## INSTRUCTION
Take the lines from the top down to and including the one with "67.5, 68.0, 69.2, 69.55, 69.95, 70.3, 70.75, 71.05]" and repeat them exactly. Omit images.

[INFORMATION SHOWN start]

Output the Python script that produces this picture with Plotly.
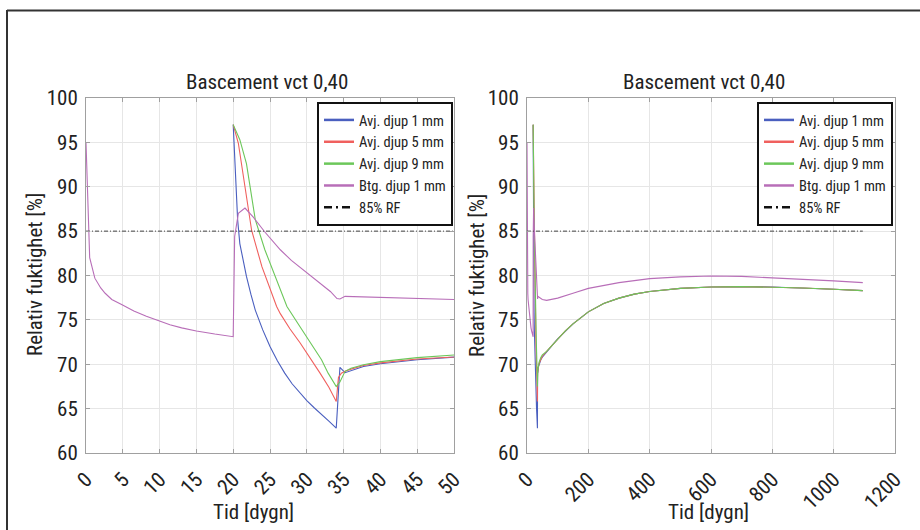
import plotly.graph_objects as go

W, H = 920, 530

# ---------------- data ----------------
series_names = ["Avj. djup 1 mm", "Avj. djup 5 mm", "Avj. djup 9 mm", "Btg. djup 1 mm"]
series_colors = ["#4a5fbf", "#f0605e", "#6cc75a", "#b86eb8"]
rf_name = "85% RF"
rf_level = 85
plot_title = "Bascement vct 0,40"
x_title = "Tid [dygn]"
y_title = "Relativ fuktighet [%]"

# shared long-term tail of the three "Avj." curves (days > 50)
tail_t = [64, 80, 100, 125, 150, 200, 250, 300, 350, 400, 500, 600, 700, 800, 900, 1000, 1095]
tail_avj = [71.45, 72.05, 72.85, 73.75, 74.55, 75.9, 76.85, 77.45, 77.9, 78.2,
            78.55, 78.7, 78.75, 78.7, 78.6, 78.45, 78.3]

blue_t = [20.0, 20.3, 20.6, 20.9, 21.4, 21.8, 22.4, 23.0, 24.0, 25.0, 26.0, 27.0, 28.0,
          29.0, 30.0, 31.0, 32.0, 33.0, 34.0, 34.5, 35.2, 36.0, 37.7, 40.0, 45.0, 50.0] + tail_t
blue_v = [97.0, 91.1, 86.3, 83.6, 81.5, 79.9, 77.9, 76.1, 73.9, 72.0, 70.4, 69.0, 67.8,
          66.8, 65.9, 65.1, 64.4, 63.6, 62.8, 69.65, 69.05, 69.3, 69.75, 70.05, 70.5, 70.8] + tail_avj

red_t = [20.0, 20.7, 21.6, 22.5, 23.9, 25.0, 25.9, 26.4, 27.7, 29.1, 30.5, 31.8, 33.0,
         34.0, 34.3, 34.7, 35.2, 36.0, 37.7, 40.0, 45.0, 50.0] + tail_t
red_v = [97.0, 94.9, 90.0, 85.1, 81.0, 78.4, 76.5, 75.7, 74.0, 72.4, 70.7, 69.0, 67.4,
         65.8, 68.5, 69.0, 69.2, 69.45, 69.85, 70.15, 70.6, 70.9] + tail_avj

green_t = [20.0, 20.9, 21.8, 22.4, 23.0, 24.3, 25.7, 26.4, 27.3, 29.1, 30.5, 32.0, 32.9,
           34.0, 34.5, 35.2, 36.0, 37.7, 40.0, 45.0, 50.0] + tail_t
green_v = [97.0, 95.3, 92.6, 89.5, 86.3, 82.9, 79.9, 78.3, 76.5, 74.2, 72.4, 70.5, 69.0,
           67.5, 68.0, 69.2, 69.55, 69.95, 70.3, 70.75, 71.05] + tail_avj

purple_t = [0.0, 0.5, 1.2, 2.0, 2.6, 3.5, 4.9, 6.5, 8.2, 10.0, 11.4, 13.0, 15.0, 17.5, 20.0,
            20.2, 20.7, 21.6, 22.7, 24.3, 26.4, 27.9, 30.0, 32.2, 33.2, 34.1, 34.5, 35.2,
            37.0, 40.0, 45.0, 50.0, 64, 100, 150, 200, 300, 400, 500, 600, 700, 800, 900,
            1000, 1095]
purple_v = [95.0, 82.0, 79.7, 78.6, 78.0, 77.3, 76.7, 76.0, 75.4, 74.85, 74.45, 74.1, 73.75,
            73.4, 73.1, 84.4, 87.0, 87.6, 86.6, 84.9, 82.9, 81.7, 80.3, 78.9, 78.2, 77.4,
            77.35, 77.65, 77.6, 77.55, 77.4, 77.3, 77.2, 77.45, 78.0, 78.55, 79.2, 79.65,
            79.85, 79.95, 79.9, 79.75, 79.6, 79.4, 79.2]

rf_t = [0, 1095]

series_t = [blue_t, red_t, green_t, purple_t]
series_v = [blue_v, red_v, green_v, purple_v]

left_xticks = list(range(0, 51, 5))
right_xticks = list(range(0, 1201, 200))
yticks = list(range(60, 101, 5))

# ---------------- figure ----------------
FONT = "Liberation Sans Narrow, Roboto Condensed, DejaVu Sans Condensed, Arial Narrow, sans-serif"
TXT = "#222222"
FS = 21
LFS = 14.5

def px_x(p):
    return p / W

def px_y(p):
    return 1 - p / H

fig = go.Figure()

panels = [("x", "y", "legend"), ("x2", "y2", "legend2")]
for xa, ya, lg in panels:
    for t, v, c in zip(series_t, series_v, series_colors):
        fig.add_trace(go.Scatter(x=t, y=v, mode="lines", xaxis=xa, yaxis=ya,
                                 line=dict(color=c, width=1.1), showlegend=False,
                                 hoverinfo="skip"))
    fig.add_trace(go.Scatter(x=rf_t, y=[rf_level] * len(rf_t), mode="lines", xaxis=xa, yaxis=ya,
                             line=dict(color="#444444", width=1, dash="4px,2px,1px,2px"),
                             showlegend=False, hoverinfo="skip"))
    # legend entries
    for n, c in zip(series_names, series_colors):
        fig.add_trace(go.Scatter(x=[None], y=[None], mode="lines", xaxis=xa, yaxis=ya,
                                 name=n, line=dict(color=c, width=2.5), legend=lg))
    fig.add_trace(go.Scatter(x=[None], y=[None], mode="lines", xaxis=xa, yaxis=ya,
                             name=rf_name, line=dict(color="#111111", width=2.5,
                                                     dash="8px,4px,2px,4px"), legend=lg))

axis_common = dict(
    showgrid=True, gridcolor="#e6e6e6", gridwidth=1,
    showline=True, linecolor="#a0a0a0", linewidth=1, mirror="ticks",
    ticks="inside", ticklen=4, tickcolor="#a0a0a0",
    zeroline=False, tickfont=dict(family=FONT, size=FS, color=TXT),
    fixedrange=True, automargin=False,
)

yd = [px_y(453), px_y(98)]
legend_common = dict(xanchor="right", yanchor="top",
                     bordercolor="#111111", borderwidth=2, bgcolor="white",
                     font=dict(family=FONT, size=LFS, color=TXT), tracegroupgap=0)
fig.update_layout(
    template="none",
    width=W, height=H,
    margin=dict(l=0, r=0, t=0, b=0, pad=0, autoexpand=False),
    paper_bgcolor="white", plot_bgcolor="white",
    font=dict(family=FONT, color=TXT),
    xaxis=dict(domain=[px_x(86), px_x(454)], range=[0, 50], tickvals=left_xticks,
               tickangle=-45, anchor="y", ticklabelstandoff=5, **axis_common),
    yaxis=dict(domain=yd, range=[60, 100], tickvals=yticks, anchor="x",
               ticklabelstandoff=3, **axis_common),
    xaxis2=dict(domain=[px_x(527), px_x(895)], range=[0, 1200], tickvals=right_xticks,
                tickangle=-45, anchor="y2", ticklabelstandoff=5, **axis_common),
    yaxis2=dict(domain=yd, range=[60, 100], tickvals=yticks, anchor="x2",
                ticklabelstandoff=3, **axis_common),
    legend=dict(x=px_x(453), y=px_y(102), **legend_common),
    legend2=dict(x=px_x(893), y=px_y(102), **legend_common),
    showlegend=True,
)

ann = []
for cx in (267, 704):
    ann.append(dict(text=plot_title, x=px_x(cx), y=px_y(82), xref="paper", yref="paper",
                    showarrow=False, font=dict(family=FONT, size=FS, color=TXT),
                    xanchor="center", yanchor="middle"))
for cx in (253, 708):
    ann.append(dict(text=x_title, x=px_x(cx), y=px_y(512), xref="paper", yref="paper",
                    showarrow=False, font=dict(family=FONT, size=FS, color=TXT),
                    xanchor="center", yanchor="middle"))
for cx in (35, 477):
    ann.append(dict(text=y_title, x=px_x(cx), y=px_y(275), xref="paper", yref="paper",
                    showarrow=False, textangle=-90, font=dict(family=FONT, size=FS, color=TXT),
                    xanchor="center", yanchor="middle"))
fig.update_layout(annotations=ann)

# outer frame (top and left edges)
fig.update_layout(shapes=[
    dict(type="line", xref="paper", yref="paper", x0=px_x(7), x1=1.0, y0=px_y(10.5), y1=px_y(10.5),
         line=dict(color="#333333", width=2)),
    dict(type="line", xref="paper", yref="paper", x0=px_x(7), x1=px_x(7), y0=px_y(10), y1=0,
         line=dict(color="#333333", width=2)),
])

fig.write_html("out.html")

[INFORMATION SHOWN end]

## COMPLETE OUTPUT
Output the Python script that produces this picture with Plotly.
import plotly.graph_objects as go

W, H = 920, 530

# ---------------- data ----------------
series_names = ["Avj. djup 1 mm", "Avj. djup 5 mm", "Avj. djup 9 mm", "Btg. djup 1 mm"]
series_colors = ["#4a5fbf", "#f0605e", "#6cc75a", "#b86eb8"]
rf_name = "85% RF"
rf_level = 85
plot_title = "Bascement vct 0,40"
x_title = "Tid [dygn]"
y_title = "Relativ fuktighet [%]"

# shared long-term tail of the three "Avj." curves (days > 50)
tail_t = [64, 80, 100, 125, 150, 200, 250, 300, 350, 400, 500, 600, 700, 800, 900, 1000, 1095]
tail_avj = [71.45, 72.05, 72.85, 73.75, 74.55, 75.9, 76.85, 77.45, 77.9, 78.2,
            78.55, 78.7, 78.75, 78.7, 78.6, 78.45, 78.3]

blue_t = [20.0, 20.3, 20.6, 20.9, 21.4, 21.8, 22.4, 23.0, 24.0, 25.0, 26.0, 27.0, 28.0,
          29.0, 30.0, 31.0, 32.0, 33.0, 34.0, 34.5, 35.2, 36.0, 37.7, 40.0, 45.0, 50.0] + tail_t
blue_v = [97.0, 91.1, 86.3, 83.6, 81.5, 79.9, 77.9, 76.1, 73.9, 72.0, 70.4, 69.0, 67.8,
          66.8, 65.9, 65.1, 64.4, 63.6, 62.8, 69.65, 69.05, 69.3, 69.75, 70.05, 70.5, 70.8] + tail_avj

red_t = [20.0, 20.7, 21.6, 22.5, 23.9, 25.0, 25.9, 26.4, 27.7, 29.1, 30.5, 31.8, 33.0,
         34.0, 34.3, 34.7, 35.2, 36.0, 37.7, 40.0, 45.0, 50.0] + tail_t
red_v = [97.0, 94.9, 90.0, 85.1, 81.0, 78.4, 76.5, 75.7, 74.0, 72.4, 70.7, 69.0, 67.4,
         65.8, 68.5, 69.0, 69.2, 69.45, 69.85, 70.15, 70.6, 70.9] + tail_avj

green_t = [20.0, 20.9, 21.8, 22.4, 23.0, 24.3, 25.7, 26.4, 27.3, 29.1, 30.5, 32.0, 32.9,
           34.0, 34.5, 35.2, 36.0, 37.7, 40.0, 45.0, 50.0] + tail_t
green_v = [97.0, 95.3, 92.6, 89.5, 86.3, 82.9, 79.9, 78.3, 76.5, 74.2, 72.4, 70.5, 69.0,
           67.5, 68.0, 69.2, 69.55, 69.95, 70.3, 70.75, 71.05] + tail_avj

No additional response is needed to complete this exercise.